From a quaterly perspective, our reviews are low for the first quarter.

Country: Lowest rates vs Highest rates

df4 = df.groupby(['Reviewer_Location'],as_index=False).agg({'Rating':'mean'}).sort_values(by='Rating', ascending=True).head(10)
df4.style.background_gradient(cmap="autumn", subset=['Rating'])

	Reviewer_Location	Rating
3	Andorra	2.000000
147	Turks and Caicos Islands	2.000000
132	South Sudan	2.000000
136	Suriname	2.000000
39	Ecuador	2.333333
58	Haiti	3.000000
129	Solomon Islands	3.000000
107	Northern Mariana Islands	3.000000
36	Democratic Republic of the Congo	3.000000
128	Slovenia	3.000000

df4 = df.groupby(['Reviewer_Location'], as_index=False).agg({'Rating': 'mean'}).sort_values(by='Rating', ascending=False).head(10)
df4.style.background_gradient(cmap="autumn", subset=['Rating'])

	Reviewer_Location	Rating
81	Libya	5.000000
23	Caribbean Netherlands	5.000000
31	Cuba	5.000000
32	Curaçao	5.000000
43	Ethiopia	5.000000
44	Falkland Islands (Islas Malvinas)	5.000000
49	Georgia	5.000000
54	Grenada	5.000000
66	Iraq	5.000000
89	Mali	5.000000

Rates Per Year



# Set the plot style
sns.set_style("darkgrid")

# Initialize the figure
plt.figure(figsize=(14, 7))

# Define colors for the plot lines
colors = plt.cm.viridis(np.linspace(0, 1, 5))

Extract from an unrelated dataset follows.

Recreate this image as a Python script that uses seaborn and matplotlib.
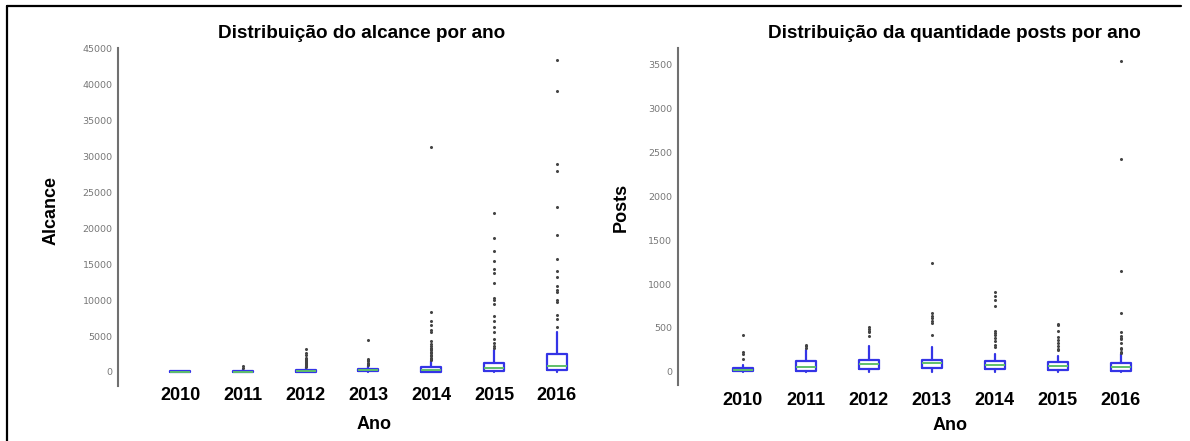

# Loop through the rating values to aggregate and plot data
for i, color in zip(range(1, 6), colors):
    subset = df.loc[df['Rating'] == i]
    grouped = subset.groupby('year', as_index=False).agg({'Rating': 'sum'})
    plt.plot(grouped['year'], grouped['Rating'], marker='o', label=str(i), color=color)

# Add legend, labels, and title
plt.legend(title='Rating')
plt.xlabel('Year')
plt.ylabel('Sum of Ratings')
plt.title('Sum of Ratings by Year')

# Show the plot
plt.show()

png

Sentiment Branches

plt.figure(figsize=(10,6))
sns.countplot(data=df,x='Branch',hue='Sentiment',palette='inferno');

png

Sentiment Percentages - Branch

# Define the branches to analyze
branches = ['Disneyland_California', 'Disneyland_Paris', 'Disneyland_HongKong']
colors = ['#228B22', '#CC0000', '#00BFFF']  # Define a common color scheme for the pie charts

# Initialize the subplot
fig, axes = plt.subplots(1, 3, figsize=(20, 7))
fig.suptitle('Branches Sentiment Distribution')

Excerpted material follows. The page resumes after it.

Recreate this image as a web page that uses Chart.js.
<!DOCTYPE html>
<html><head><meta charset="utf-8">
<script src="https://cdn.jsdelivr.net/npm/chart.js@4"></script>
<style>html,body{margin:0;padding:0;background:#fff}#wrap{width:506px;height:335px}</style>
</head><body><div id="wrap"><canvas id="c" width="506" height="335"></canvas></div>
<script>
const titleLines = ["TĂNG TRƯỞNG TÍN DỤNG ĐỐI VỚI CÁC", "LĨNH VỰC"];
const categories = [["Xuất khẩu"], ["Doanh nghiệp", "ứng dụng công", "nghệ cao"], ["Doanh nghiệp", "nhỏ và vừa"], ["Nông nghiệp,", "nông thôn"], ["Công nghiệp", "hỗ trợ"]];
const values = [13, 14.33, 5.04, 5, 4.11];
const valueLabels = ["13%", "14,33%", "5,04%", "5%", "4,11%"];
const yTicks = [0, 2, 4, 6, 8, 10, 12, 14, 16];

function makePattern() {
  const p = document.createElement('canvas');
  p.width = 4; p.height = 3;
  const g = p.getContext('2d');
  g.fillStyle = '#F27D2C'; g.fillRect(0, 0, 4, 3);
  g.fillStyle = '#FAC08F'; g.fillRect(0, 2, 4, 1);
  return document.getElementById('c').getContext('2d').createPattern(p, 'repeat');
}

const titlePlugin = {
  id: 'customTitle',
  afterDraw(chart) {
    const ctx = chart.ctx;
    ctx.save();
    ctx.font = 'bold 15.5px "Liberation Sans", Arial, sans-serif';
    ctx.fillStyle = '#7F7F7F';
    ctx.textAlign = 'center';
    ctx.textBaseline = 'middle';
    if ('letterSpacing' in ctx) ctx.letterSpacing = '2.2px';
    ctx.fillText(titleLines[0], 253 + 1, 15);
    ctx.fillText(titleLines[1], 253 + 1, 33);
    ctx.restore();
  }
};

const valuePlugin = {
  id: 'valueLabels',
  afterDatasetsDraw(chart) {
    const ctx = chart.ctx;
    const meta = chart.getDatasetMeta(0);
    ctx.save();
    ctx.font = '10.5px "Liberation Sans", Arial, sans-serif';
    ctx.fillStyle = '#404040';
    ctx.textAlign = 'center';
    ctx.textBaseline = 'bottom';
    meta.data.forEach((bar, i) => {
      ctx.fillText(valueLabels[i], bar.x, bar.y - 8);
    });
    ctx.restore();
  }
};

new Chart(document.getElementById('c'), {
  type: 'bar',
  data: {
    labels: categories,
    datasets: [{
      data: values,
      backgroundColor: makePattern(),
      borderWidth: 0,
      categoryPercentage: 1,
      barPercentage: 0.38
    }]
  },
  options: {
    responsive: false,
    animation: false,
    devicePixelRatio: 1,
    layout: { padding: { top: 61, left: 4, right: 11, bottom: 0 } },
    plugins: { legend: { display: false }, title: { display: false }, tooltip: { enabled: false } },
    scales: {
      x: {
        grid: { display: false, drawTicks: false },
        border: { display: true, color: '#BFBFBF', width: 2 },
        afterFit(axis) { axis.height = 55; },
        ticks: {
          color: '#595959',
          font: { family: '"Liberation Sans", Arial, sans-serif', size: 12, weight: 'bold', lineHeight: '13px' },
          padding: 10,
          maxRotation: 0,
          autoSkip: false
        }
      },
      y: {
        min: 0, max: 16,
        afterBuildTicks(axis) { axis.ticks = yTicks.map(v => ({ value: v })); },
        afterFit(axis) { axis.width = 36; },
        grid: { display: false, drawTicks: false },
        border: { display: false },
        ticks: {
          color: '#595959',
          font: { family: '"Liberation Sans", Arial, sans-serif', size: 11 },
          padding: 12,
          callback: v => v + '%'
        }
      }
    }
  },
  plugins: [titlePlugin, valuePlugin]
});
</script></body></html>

# Define text properties for pie chart labels to make them bold
textprops = {"weight": "bold"}  # making the text bold

# Loop through each branch and create the pie charts
for ax, branch in zip(axes, branches):
    # Filter the data frame by branch and get the sentiment counts
    sentiment_counts = df.loc[df['Branch'] == branch, 'Sentiment'].value_counts(sort=True)
    labels = sentiment_counts.index
    sizes = sentiment_counts.values

    # Create the pie chart for each branch
    ax.pie(sizes, labels=labels, startangle=90, shadow=True, autopct='%1.2f%%', colors=colors, textprops=textprops)
    ax.set_title(branch.split('_')[1])  # Set the title to the branch name

plt.show()

png

Sentiment Views

# Convert the 'Reviews_Text' column to a single string
df['Reviews_Text'] = df['Reviews_Text'].astype('str')
reviews_text = " ".join(txt for txt in df['Reviews_Text'])

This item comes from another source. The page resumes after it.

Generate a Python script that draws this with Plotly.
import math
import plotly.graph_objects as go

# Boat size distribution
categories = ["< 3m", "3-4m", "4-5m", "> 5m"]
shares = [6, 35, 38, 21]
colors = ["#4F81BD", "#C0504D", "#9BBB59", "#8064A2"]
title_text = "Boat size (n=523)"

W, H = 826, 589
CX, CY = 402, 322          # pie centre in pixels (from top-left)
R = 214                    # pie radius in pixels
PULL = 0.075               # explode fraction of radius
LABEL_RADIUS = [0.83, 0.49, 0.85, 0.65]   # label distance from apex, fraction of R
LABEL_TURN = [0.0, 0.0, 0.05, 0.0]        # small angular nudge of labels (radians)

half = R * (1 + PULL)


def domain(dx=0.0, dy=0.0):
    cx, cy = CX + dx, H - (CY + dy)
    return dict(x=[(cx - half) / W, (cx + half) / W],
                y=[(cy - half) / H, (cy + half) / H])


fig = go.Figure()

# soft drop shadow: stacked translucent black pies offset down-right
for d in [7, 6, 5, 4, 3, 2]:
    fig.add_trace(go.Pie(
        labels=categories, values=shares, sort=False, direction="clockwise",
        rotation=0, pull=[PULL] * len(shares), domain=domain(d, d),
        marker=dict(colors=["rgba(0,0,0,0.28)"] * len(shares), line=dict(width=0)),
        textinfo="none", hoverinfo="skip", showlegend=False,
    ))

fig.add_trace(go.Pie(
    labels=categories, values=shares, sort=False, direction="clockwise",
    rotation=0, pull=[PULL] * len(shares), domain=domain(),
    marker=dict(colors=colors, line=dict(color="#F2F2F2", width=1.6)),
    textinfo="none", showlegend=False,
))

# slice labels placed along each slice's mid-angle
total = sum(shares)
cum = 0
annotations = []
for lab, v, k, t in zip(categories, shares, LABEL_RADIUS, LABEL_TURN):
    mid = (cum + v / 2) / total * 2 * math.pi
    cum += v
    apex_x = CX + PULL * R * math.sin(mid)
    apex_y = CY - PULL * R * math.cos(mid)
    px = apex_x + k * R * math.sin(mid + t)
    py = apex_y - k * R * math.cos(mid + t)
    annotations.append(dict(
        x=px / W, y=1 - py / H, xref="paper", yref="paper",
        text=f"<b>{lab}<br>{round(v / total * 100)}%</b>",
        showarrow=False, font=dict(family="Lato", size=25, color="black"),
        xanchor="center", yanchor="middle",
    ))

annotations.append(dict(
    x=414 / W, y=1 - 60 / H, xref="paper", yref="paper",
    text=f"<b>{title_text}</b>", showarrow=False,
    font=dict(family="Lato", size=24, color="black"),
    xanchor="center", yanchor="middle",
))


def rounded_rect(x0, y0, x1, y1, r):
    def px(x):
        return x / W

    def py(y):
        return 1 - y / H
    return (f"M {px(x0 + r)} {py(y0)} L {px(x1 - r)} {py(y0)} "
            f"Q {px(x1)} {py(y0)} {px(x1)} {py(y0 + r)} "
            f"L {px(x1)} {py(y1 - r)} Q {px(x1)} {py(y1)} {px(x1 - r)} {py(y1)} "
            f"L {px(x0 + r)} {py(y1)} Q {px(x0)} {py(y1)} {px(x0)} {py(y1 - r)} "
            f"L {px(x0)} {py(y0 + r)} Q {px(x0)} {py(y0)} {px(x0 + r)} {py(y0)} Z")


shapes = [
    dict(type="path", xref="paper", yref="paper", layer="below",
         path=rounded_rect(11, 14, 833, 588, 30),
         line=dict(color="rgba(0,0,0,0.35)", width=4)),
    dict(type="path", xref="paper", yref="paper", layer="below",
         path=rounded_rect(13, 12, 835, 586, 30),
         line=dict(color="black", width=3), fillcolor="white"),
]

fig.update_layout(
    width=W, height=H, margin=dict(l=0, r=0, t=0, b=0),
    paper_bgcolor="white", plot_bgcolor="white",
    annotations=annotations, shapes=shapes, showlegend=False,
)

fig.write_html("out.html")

# Create a WordCloud object without an image mask
wc = WordCloud(background_color='white', 
               mode='RGB', width=1000, max_words=1000, height=1000,
               random_state=1, contour_width=1, contour_color='black', colormap='flag')

# Generate the word cloud
wc.generate(reviews_text)

# Display the word cloud
plt.figure(figsize=(20, 10))
plt.imshow(wc, interpolation='bilinear')
plt.tight_layout(pad=0)
plt.axis('off')  # Remove the axes
plt.show()

png

Learnings

There are many variables to try to predict views. From a hollistic or macro perspective it helpful to have an overall picture of how the overall park is doing. Never the less, there are some good reviews based on food and character. I could have been more detailed on the word cloud. However, it does give you a good overall understanding of important themes or ideas to start looking into.